Restricted funds are funds that have been acquired through donors for a specific project or activity. Unrestricted funds are those funds that have been raised to support the work of a charity or NGO but without a designated use. The two should be kept separately in accounts for transparency and to be able to show donors how and where the money is being spent.
Raising unrestricted funds is always challenging for NGOs because typically, this money can be used to support the operational costs of the organisation as well as applying some funds for projects. Many NGOs fail to plan for unrestricted funds in their fundraising and so become tied to only carrying out activities according to certain grants they secure. For example, some staff who work on specific projects are paid through the grant that was secured to deliver the work. However, if the grant is time-limited such as one, two, three years for example, then the staff working on the project may need to be made redundant when the project comes to an end. This is why securing unrestricted income is so important although many NGOs struggle to know how to do this.

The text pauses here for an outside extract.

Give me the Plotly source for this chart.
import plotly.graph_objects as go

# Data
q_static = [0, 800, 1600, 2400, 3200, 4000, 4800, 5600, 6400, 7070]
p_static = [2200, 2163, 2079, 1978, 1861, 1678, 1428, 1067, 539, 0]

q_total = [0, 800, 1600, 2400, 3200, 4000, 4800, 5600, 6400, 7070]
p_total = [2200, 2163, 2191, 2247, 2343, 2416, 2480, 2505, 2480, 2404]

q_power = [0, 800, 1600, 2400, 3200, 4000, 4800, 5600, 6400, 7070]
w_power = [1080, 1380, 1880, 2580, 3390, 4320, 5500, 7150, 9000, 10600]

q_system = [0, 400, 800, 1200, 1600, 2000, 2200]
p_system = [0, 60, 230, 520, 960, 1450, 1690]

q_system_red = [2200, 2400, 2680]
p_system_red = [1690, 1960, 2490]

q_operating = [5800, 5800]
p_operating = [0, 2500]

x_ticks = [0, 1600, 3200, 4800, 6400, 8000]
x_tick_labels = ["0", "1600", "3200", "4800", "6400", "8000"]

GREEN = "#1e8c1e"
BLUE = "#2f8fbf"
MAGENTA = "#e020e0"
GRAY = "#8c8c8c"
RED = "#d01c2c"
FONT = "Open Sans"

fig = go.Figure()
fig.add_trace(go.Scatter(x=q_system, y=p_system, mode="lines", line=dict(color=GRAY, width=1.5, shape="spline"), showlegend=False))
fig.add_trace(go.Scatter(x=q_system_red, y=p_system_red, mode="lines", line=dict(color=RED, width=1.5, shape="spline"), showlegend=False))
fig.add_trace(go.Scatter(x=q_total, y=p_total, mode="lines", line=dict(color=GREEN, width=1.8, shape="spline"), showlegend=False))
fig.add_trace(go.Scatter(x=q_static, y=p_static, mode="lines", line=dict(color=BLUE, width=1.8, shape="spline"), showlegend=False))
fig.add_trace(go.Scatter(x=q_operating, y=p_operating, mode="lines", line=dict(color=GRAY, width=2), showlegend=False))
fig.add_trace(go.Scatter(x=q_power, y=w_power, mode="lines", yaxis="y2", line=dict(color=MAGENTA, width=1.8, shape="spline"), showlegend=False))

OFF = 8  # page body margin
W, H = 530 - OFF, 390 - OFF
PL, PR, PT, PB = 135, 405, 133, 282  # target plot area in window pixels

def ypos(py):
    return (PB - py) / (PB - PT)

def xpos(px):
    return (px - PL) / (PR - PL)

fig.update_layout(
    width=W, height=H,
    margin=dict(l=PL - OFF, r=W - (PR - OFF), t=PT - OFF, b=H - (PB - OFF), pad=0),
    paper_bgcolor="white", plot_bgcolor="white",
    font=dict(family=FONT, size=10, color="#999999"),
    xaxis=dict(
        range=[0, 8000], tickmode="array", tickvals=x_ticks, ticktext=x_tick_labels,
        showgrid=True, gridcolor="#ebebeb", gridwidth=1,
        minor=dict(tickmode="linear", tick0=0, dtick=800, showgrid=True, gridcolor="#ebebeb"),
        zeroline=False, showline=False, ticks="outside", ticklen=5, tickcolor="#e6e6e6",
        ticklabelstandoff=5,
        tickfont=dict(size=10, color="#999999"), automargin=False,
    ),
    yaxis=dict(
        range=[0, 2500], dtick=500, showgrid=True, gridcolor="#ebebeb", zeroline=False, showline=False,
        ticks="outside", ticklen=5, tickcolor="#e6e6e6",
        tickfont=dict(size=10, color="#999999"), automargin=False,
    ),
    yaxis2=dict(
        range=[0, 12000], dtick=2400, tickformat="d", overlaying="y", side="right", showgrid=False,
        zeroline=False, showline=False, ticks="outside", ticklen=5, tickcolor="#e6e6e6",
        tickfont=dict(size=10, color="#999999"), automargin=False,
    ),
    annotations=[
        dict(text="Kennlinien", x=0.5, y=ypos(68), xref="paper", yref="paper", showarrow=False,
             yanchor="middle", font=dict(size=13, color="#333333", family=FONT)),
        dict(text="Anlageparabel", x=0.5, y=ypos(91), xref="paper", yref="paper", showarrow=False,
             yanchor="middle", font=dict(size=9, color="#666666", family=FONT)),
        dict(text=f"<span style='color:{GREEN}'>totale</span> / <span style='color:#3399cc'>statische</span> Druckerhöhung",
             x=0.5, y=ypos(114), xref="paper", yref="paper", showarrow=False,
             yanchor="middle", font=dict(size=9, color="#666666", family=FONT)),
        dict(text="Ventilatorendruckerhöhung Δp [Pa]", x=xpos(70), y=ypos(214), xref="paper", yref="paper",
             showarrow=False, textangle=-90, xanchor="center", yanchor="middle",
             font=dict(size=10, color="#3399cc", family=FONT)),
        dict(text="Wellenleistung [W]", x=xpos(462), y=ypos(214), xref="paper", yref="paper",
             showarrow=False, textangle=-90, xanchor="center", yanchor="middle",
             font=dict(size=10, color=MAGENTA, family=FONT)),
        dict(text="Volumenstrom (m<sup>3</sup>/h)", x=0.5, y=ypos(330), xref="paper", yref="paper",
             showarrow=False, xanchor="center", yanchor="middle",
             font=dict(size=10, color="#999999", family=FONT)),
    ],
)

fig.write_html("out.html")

Unrestricted income can come through a variety of sources such as individual donations, public appeals, fundraising through schools where schools might do fundraising activities on your behalf, public and private events or through companies.
Restricted funds are usually sourced through grant-making bodies for a particular piece of work. In a proposal for funding, usually, an NGO would be stated quite clearly what it is aiming to achieve, and how it will deliver the set project. Proposals might include a budget with an explanation of the project team and key workers and how much funding is required to support their salaries. Or for smaller grants, there may be a request to fund a particular element of a larger project. For example the salary cost of a key worker, or it may be tangible items such as computers, or school books. Whatever has been asked by way of the grant, must be used for the purposes it was intended. By putting the funds into different accounts, it is easier to keep track of where and how the grant is spent and is easier for financial reporting.